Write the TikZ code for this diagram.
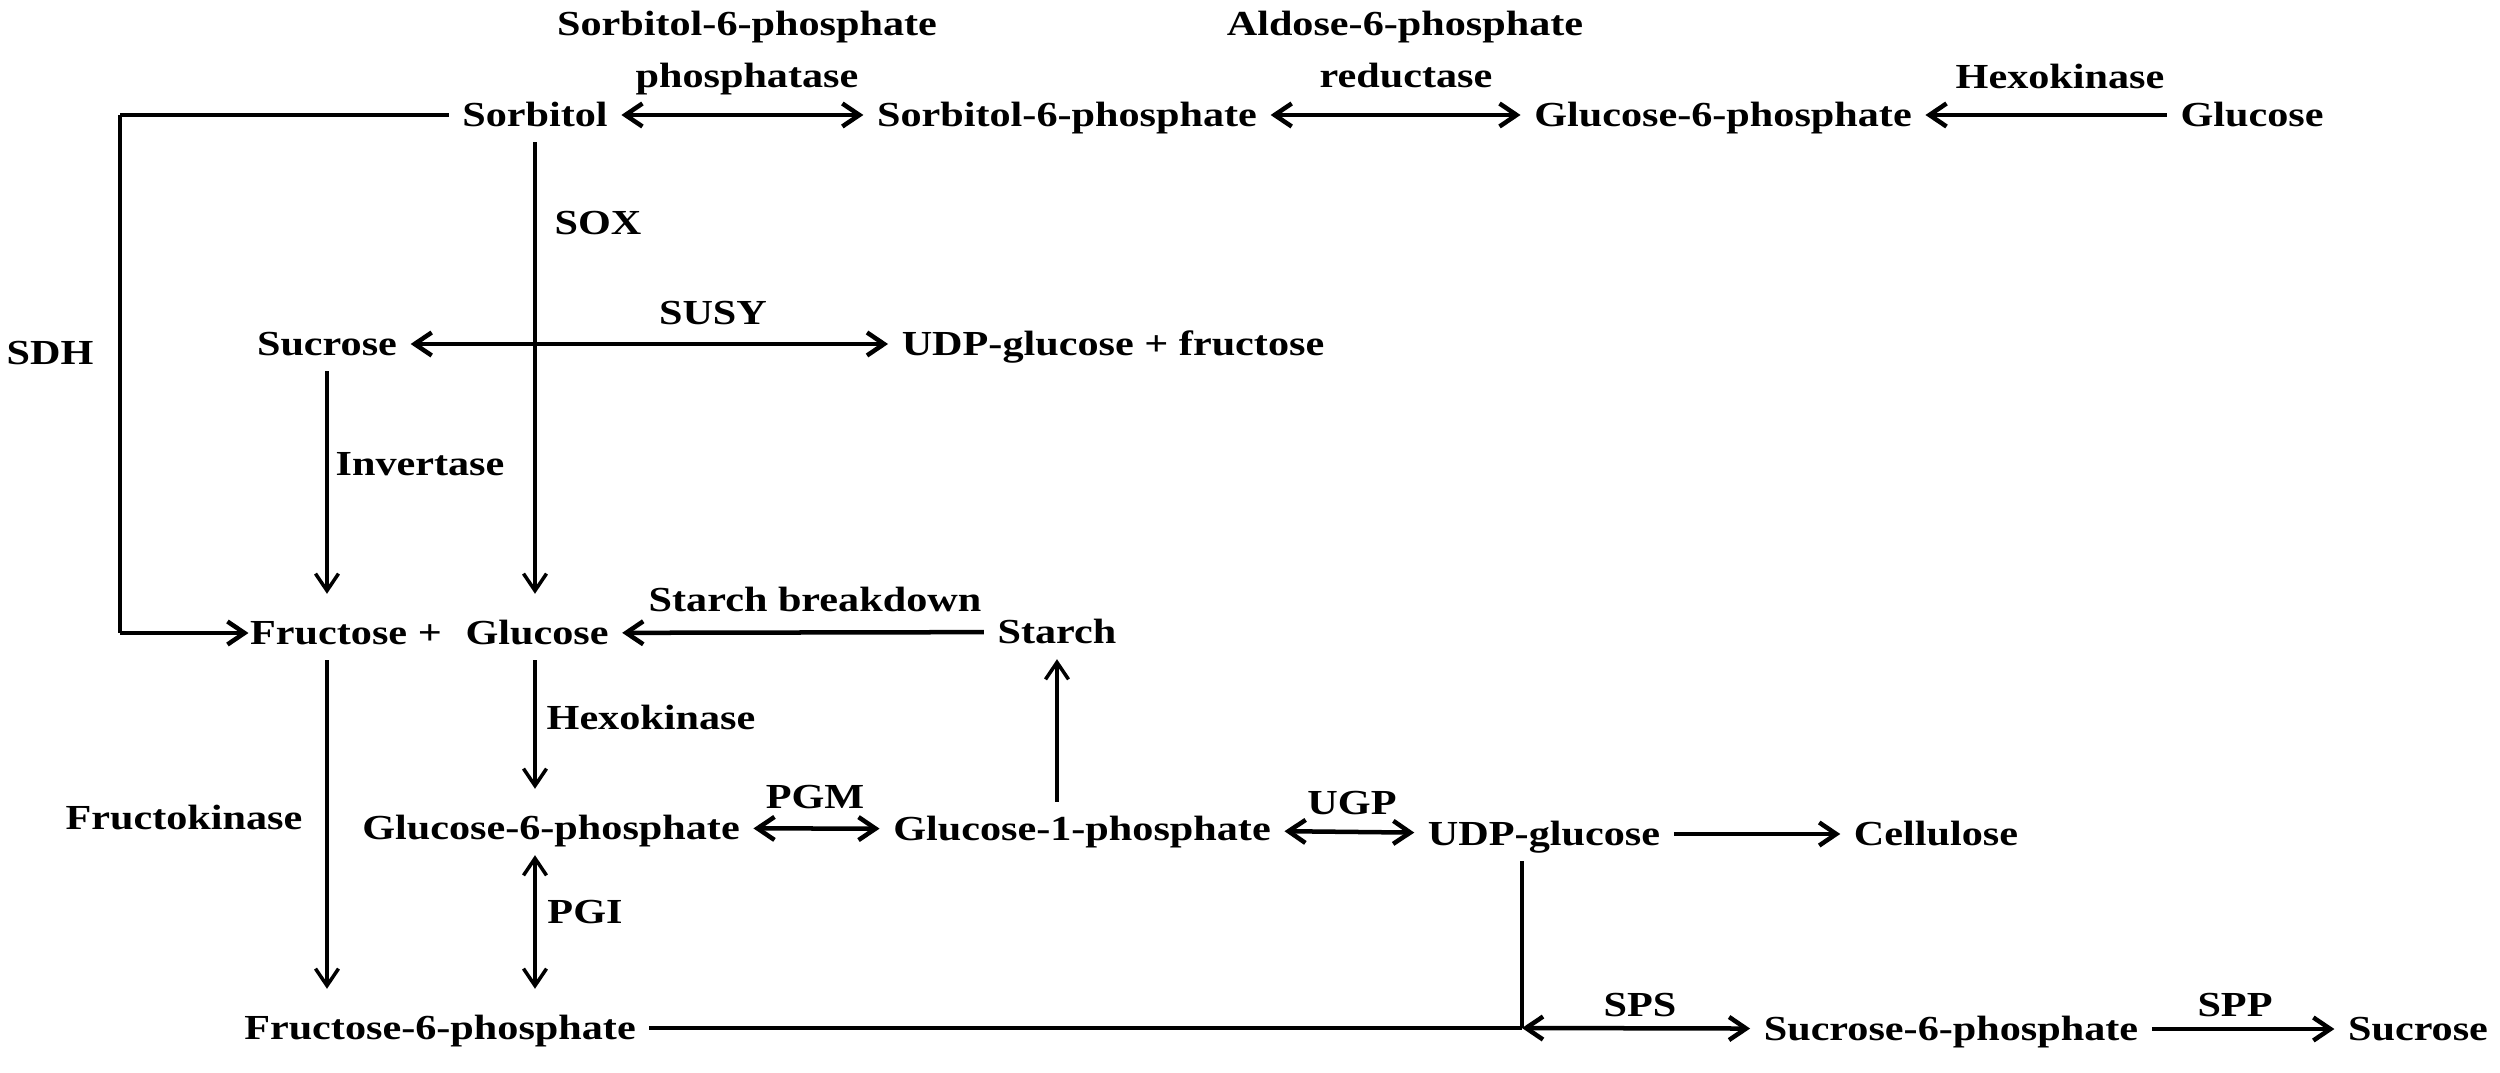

* * *

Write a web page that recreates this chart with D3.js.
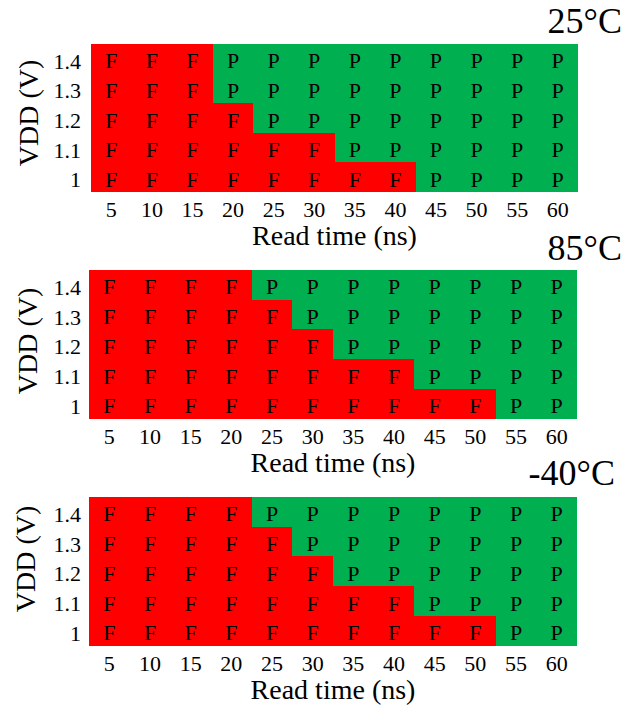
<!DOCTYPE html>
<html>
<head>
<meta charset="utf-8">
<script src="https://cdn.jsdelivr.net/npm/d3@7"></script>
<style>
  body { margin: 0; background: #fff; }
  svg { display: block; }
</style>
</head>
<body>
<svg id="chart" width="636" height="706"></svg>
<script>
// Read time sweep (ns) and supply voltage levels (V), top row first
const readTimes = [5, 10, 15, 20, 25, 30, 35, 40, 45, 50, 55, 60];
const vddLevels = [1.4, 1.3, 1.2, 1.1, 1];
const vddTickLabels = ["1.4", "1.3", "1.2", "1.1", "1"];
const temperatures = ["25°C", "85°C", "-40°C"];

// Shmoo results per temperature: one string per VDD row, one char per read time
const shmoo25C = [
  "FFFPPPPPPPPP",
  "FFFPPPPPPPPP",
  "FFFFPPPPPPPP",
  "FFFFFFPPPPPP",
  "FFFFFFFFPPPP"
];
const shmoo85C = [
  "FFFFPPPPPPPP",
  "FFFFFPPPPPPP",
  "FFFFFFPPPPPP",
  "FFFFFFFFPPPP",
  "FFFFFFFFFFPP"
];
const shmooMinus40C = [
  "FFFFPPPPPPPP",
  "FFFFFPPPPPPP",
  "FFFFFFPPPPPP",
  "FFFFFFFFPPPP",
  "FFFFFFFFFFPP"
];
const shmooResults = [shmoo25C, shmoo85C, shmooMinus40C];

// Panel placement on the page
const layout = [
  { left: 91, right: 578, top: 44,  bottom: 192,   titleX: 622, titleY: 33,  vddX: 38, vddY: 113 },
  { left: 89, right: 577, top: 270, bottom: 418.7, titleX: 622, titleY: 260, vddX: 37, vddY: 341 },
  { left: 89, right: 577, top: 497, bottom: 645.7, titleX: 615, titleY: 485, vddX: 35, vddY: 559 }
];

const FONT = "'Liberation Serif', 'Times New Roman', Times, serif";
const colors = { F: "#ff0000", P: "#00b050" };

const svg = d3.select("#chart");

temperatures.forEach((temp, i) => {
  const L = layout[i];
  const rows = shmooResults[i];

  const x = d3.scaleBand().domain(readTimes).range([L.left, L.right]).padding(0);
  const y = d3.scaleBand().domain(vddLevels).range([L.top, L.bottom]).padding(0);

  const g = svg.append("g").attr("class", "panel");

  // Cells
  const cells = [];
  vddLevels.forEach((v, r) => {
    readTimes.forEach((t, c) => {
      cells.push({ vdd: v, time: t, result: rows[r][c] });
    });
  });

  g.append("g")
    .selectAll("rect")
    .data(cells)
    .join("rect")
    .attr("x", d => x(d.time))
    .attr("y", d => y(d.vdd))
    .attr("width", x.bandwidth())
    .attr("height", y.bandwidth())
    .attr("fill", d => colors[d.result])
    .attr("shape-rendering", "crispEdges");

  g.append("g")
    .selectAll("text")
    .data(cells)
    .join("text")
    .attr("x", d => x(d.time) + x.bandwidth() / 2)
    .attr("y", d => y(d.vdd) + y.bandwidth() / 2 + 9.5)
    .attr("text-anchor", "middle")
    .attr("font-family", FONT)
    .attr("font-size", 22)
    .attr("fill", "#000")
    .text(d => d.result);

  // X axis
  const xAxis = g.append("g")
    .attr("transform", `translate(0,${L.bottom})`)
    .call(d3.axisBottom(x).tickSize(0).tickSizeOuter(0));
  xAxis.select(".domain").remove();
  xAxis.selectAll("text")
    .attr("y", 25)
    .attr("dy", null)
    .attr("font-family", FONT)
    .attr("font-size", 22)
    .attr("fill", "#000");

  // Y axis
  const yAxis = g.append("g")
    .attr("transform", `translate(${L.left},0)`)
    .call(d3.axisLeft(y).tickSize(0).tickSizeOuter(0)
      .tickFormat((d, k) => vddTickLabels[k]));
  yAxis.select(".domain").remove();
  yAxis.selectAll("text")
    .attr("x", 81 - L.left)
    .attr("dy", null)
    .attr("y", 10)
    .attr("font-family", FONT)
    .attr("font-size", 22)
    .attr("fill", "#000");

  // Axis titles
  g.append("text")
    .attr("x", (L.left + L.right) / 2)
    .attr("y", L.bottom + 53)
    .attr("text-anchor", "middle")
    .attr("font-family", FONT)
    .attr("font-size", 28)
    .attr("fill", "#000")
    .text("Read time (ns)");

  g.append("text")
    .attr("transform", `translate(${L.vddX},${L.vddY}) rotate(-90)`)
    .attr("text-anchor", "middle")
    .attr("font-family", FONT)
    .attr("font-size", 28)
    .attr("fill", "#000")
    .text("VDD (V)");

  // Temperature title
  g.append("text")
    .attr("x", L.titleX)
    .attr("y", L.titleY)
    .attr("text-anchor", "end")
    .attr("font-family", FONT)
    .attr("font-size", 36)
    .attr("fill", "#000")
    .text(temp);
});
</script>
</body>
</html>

> [Written exercise]: For the data above, state only how many lines include the word "chart".

> [Written answer]: 3